- The era of QE in Japan looks set to continue for some time yet.
- It kept policy settings unchanged in June, a decision in stark contrast to those from the ECB and Fed.
- It downgraded its view on inflation, signalling that current settings are likely to be maintained for a considerable period of time.
The US Federal Reserve is tightening monetary policy settings.
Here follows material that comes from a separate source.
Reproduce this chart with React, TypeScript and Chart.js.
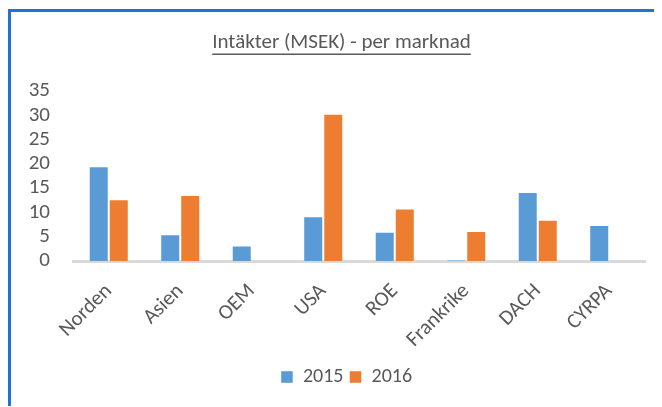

And the European Central Bank (ECB) has just announced that it will end its asset purchase program at the end of the year.
The era of quantitative easing (QE) is coming to an end.
Except in Japan.
That point was rammed home today following the conclusion of the Bank of Japan’s (BoJ) latest monetary policy meeting with the bank keeping official interest rates and its quantitative easing (QQE) program steady in June.
It maintained its key policy rate at -0.1% and pledged to buy enough Japanese government bonds (JGBs) to keep benchmark 10-year yields steady at around 0%, known as yield curve control.
“With regard to the amount of JGBs to be purchased, the Bank will conduct purchases at more or less the current pace — an annual pace of increase in the amount outstanding of its JGB holdings of about 80 trillion yen — aiming to achieve the target level of the long-term interest rate specified by the guideline,” it said.
While the BoJ has not been buying anywhere near that amount recently given yields have remained near target, it kept the arbitrary figure in nonetheless, perhaps as a reminder to markets that it is still prepared to buy an even greater amount of bonds should the need arise.
The board voted 8-1 to keep policy unchanged, as was the case when it last met in May.
Goushi Kataoka was once again the only member to dissent against the decision, arguing the bank should purchase JGBs so that long-term yields are “lowered further”.
Kataoka added that the possibility of consumer price inflation (CPI) lifting back towards the bank’s 2% target as “low at this point”.
Core CPI in Japan sits at just 0.7%, and has been decelerating, rather than accelerating, in recent months.
Hinting that Kataoka’s opinion may well be right, the BoJ also downgraded its assessment on inflation, describing it as “in a range of 0.5 to 1%”.
It previously stated that it was moving at around 1%.
Despite some less-than-stellar Japanese economic data recently, including a steep contraction in GDP growth in the March quarter, the BoJ kept its view on the economy unchanged, describing it as “expanding moderately”.
While the decision to keep policy was entirely expected, by downgrading its assessment on inflation and keeping its pledge to buy 80 trillion yen in JGBs per annum, the move reinforces the point that the outlook for policy settings in Japan are very different to those elsewhere in the world at present.
In the absence of an unexpected, and somewhat unlikely, pickup in Japanese inflationary pressures, it looks like the BoJ will be buying a lot more bonds ahead.